Roeg Nation

     December 22, 2008


Written by Andre Dellamorte



There’s no denying that Nicholas Roeg is a visionary director. He’s a director to wrestle with. Performance, Walkabout, Don’t Look Now, and this guarantee his place. I’m a fan of Don’t Look Now, that’s easily my favorite of his films. He has a great sense of visuals. He began as a cinematographer. He’s visually strong, not surprisingly.



The Man Who Fell to Earth was damaged in its initial release. It makes the uncut version (presented by Criterion) fetishizable. A film like this in the 70’s with a cut version is the sort that gathers a cult following. Hushed tones. There is a lot to see here, themes to figure out. I had never loved this film, and I try.



David Bowie plays Thomas Jerome Newton. He comes to America with some rings to pawn, get money and a lawyer (Buck Henry), and patents a bunch of ideas that make him powerfully rich. He hires professor Nathan Bryce (Rip Torn) to work with him. Newton also falls for Mary-Lou (Candy Clark), who becomes his kept woman. What Newton really wants is to design a spaceship so he can get back home. As he reveals to Mary-Lou and Bryce, he is an honest to gosh alien (or maybe not), but when he finally gets all his pieces in place, the government, headed by Peters (Bernie Casey) decides to step in and stop him by any means necessary.



Roeg’s sense of cinema is wholly his own. It’s a cadence that is wholly unique, and how he cuts, how he tells a story is extraordinarily unique. For that I celebrate his work whole-heartedly. But with this film, I like the edges. I like the ideas, and the moments but not the whole. Bowie is perfectly cast, there’s no one who could play that role in the same way, and the performances are uniformly excellent, it’s also great to see Buck Henry in a nice plum role. Buck Henry calls the film circular poetry. I think that Roeg leaves a lot to the audience to decide how they feel. The film is hopelessly dated. Not so much in technology, but in the very grammar of the piece. There’s things, I know how they’re supposed to work, but they didn’t click for me. Moments distinctly Roeg-ian that may have been compromised by their language being absorbed by the music videos directors who likely watched this film ad nauseum.



There is no Bowie music, but this is as crucial a piece of his history as an artist as Ziggy Stardust. Both Low and Station to Station are haunted by this film. And this one of his finest on screen efforts, partly because it uses Bowie’s own imagery to compliment and deepen the film.

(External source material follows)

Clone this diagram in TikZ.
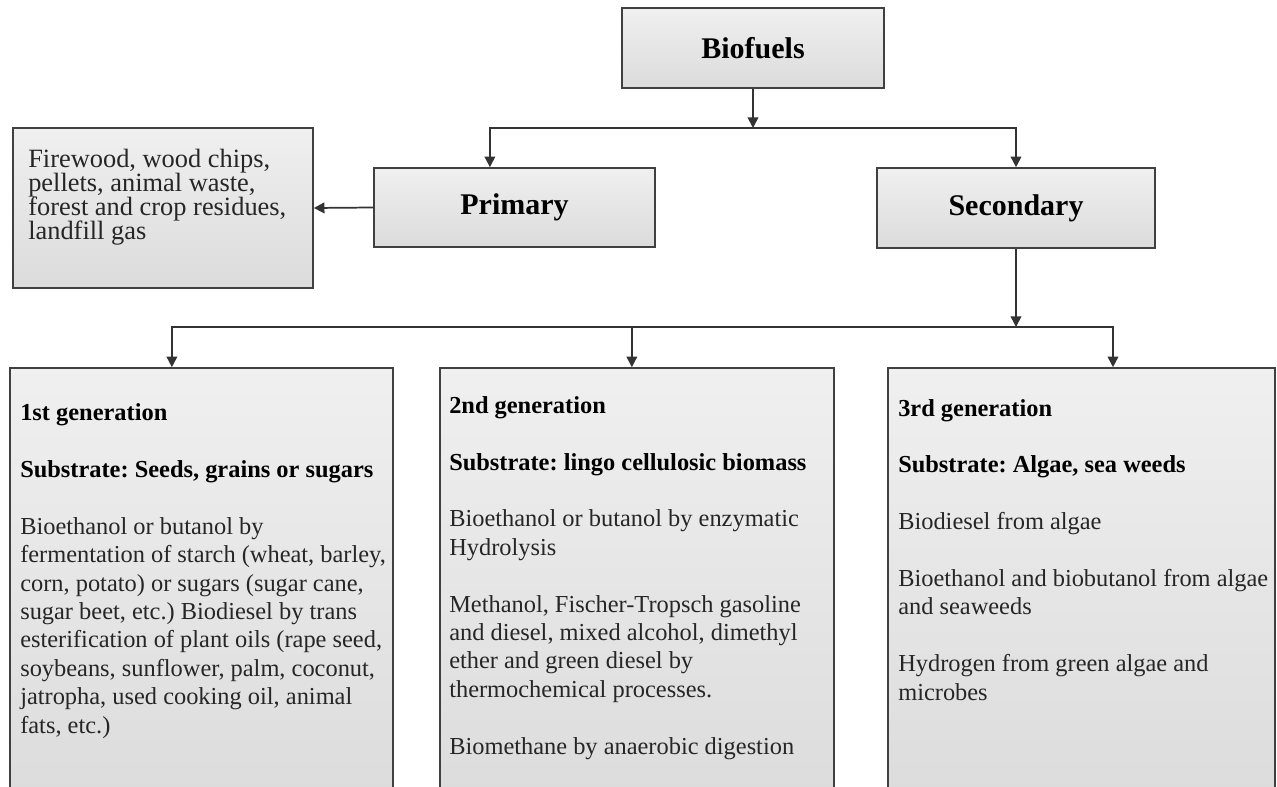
\documentclass[tikz,border=0pt]{standalone}
\usepackage{fontspec}
\setmainfont{Liberation Serif}
\usetikzlibrary{arrows.meta,calc}
\frenchspacing
\begin{document}
\begin{tikzpicture}[x=0.75pt,y=-0.75pt,
  box/.style={draw=black!75, line width=1.2pt, top color=black!6, bottom color=black!14, inner sep=0pt},
  title/.style={font=\fontsize{22.5}{27}\selectfont\bfseries},
  conn/.style={line width=1.3pt, draw=black!80, -{Triangle[length=8pt,width=8pt]}},
  txt/.style={align=left, anchor=base west, inner sep=0pt, text=black!85, font=\fontsize{18.3}{21.3}\selectfont},
  ltxt/.style={align=left, anchor=base west, inner sep=0pt, text=black!85, font=\fontsize{19.8}{18.2}\selectfont}]
\clip (0,0) rectangle (1277,787);
\fill[white] (0,0) rectangle (1277,787);

% top level
\node[box, minimum width=196.5pt, minimum height=60pt, title] (bio) at (753,48) {Biofuels};
\node[box, minimum width=210.75pt, minimum height=59.25pt, title] (prim) at (514.5,207.5) {Primary};
\node[box, minimum width=208.5pt, minimum height=60pt, title] (sec) at (1016,208) {Secondary};
\node[box, minimum width=225pt, minimum height=120pt] (left) at (163,208) {};
% anchor is the baseline of the last line
\node[ltxt] (lefttxt) at (28,240) {Firewood, wood chips,\\pellets, animal waste,\\forest and crop residues,\\landfill gas};

% generation boxes
\node[box, minimum width=287.25pt, minimum height=331.5pt] (b1) at (201.5,589) {};
\node[box, minimum width=295.5pt, minimum height=331.5pt] (b2) at (637,589) {};
\node[box, minimum width=290.25pt, minimum height=331.5pt] (b3) at (1081.5,589) {};

\node[txt] (t1) at (20,733) {\textbf{\color{black}1st generation}\\[21.3pt]
\textbf{\color{black}Substrate: Seeds, grains or sugars}\\[21.3pt]
Bioethanol or butanol by\\
fermentation of starch (wheat, barley,\\
corn, potato) or sugars (sugar cane,\\
sugar beet, etc.) Biodiesel by trans\\
esterification of plant oils (rape seed,\\
soybeans, sunflower, palm, coconut,\\
jatropha, used cooking oil, animal\\
fats, etc.)};

\node[txt] (t2) at (449,754) {\textbf{\color{black}2nd generation}\\[21.3pt]
\textbf{\color{black}Substrate: lingo cellulosic biomass}\\[21.3pt]
Bioethanol or butanol by enzymatic\\
Hydrolysis\\[21.3pt]
Methanol, Fischer-Tropsch gasoline\\
and diesel, mixed alcohol, dimethyl\\
ether and green diesel by\\
thermochemical processes.\\[21.3pt]
Biomethane by anaerobic digestion};

\node[txt] (t3) at (898,700) {\textbf{\color{black}3rd generation}\\[21.3pt]
\textbf{\color{black}Substrate: Algae, sea weeds}\\[21.3pt]
Biodiesel from algae\\[21.3pt]
Bioethanol and biobutanol from algae\\
and seaweeds\\[21.3pt]
Hydrogen from green algae and\\
microbes};

% connectors
\coordinate (h1) at (753,128);
\coordinate (pin) at ($(prim.north west)!0.413!(prim.north east)$);
\draw[conn] (bio.south) -- (h1);
\draw[conn] (h1) -| (pin);
\draw[conn] (h1) -| (sec.north);
\draw[conn] (prim.west) -- (left.east);

\coordinate (h2) at (1016,327);
\coordinate (b1in) at ($(b1.north west)!0.423!(b1.north east)$);
\coordinate (b2in) at ($(b2.north west)!0.487!(b2.north east)$);
\coordinate (b3in) at ($(b3.north west)!0.581!(b3.north east)$);
\coordinate (h2b) at (b2in |- h2);
\draw[conn] (sec.south) -- (h2);
\draw[conn] (h2) -| (b1in);
\draw[conn] (h2) -| (b3in);
\draw[conn] (h2b) -- (b2in);
\end{tikzpicture}
\end{document}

The Criterion collection presents the Blu-Ray in widescreen (2.35:1) and in LPCM 2.0. Roeg is a visual filmmaker, and the 1080 transfer makes this already beautiful film all the more absorbing. The clarity and color just pops. The extras are replicated from the Laserdisc, and the two disc special edition, though not included is the novel, as it was with the DVD release. Here there’s a commentary by Nicholas Roeg, David Bowie and Buck Henry that was also included on the laserdisc (it was recorded in 1992). It’s a great track and everyone says interesting things – everyone here seems to have done some homework, and have great stories to tell about the making of, and the content involved. This is one of the better commentary tracks ever. Screenwriter Paul Mayersberg gets a chance to talk about his work in adapting the novel (26 min.), and he’s fairly interesting, while his source writer Walter Tevis gets a chance to speak in a 1984 audio interview (25 min.), While performers Candy Clark and Rip Torn get their own featurette and speak to the beaten nature of the film upon stateside release (25 min). Torn is considered a hard man to work with, but it’s impossible not to love him. Impossible (at least from a distance). Also included are audio interviews with costume designer May Routh (20 min.) and production designer Brian Eatwell (24 min.), along with a still gallery for Routh’s costume sketches. Six trailers and a TV spot have also been included, along with still galleries for behind-the-scenes photos; production and publicity stills, introduced by set photographer David James (3 min.), and a gallery of posters from Roeg’s films.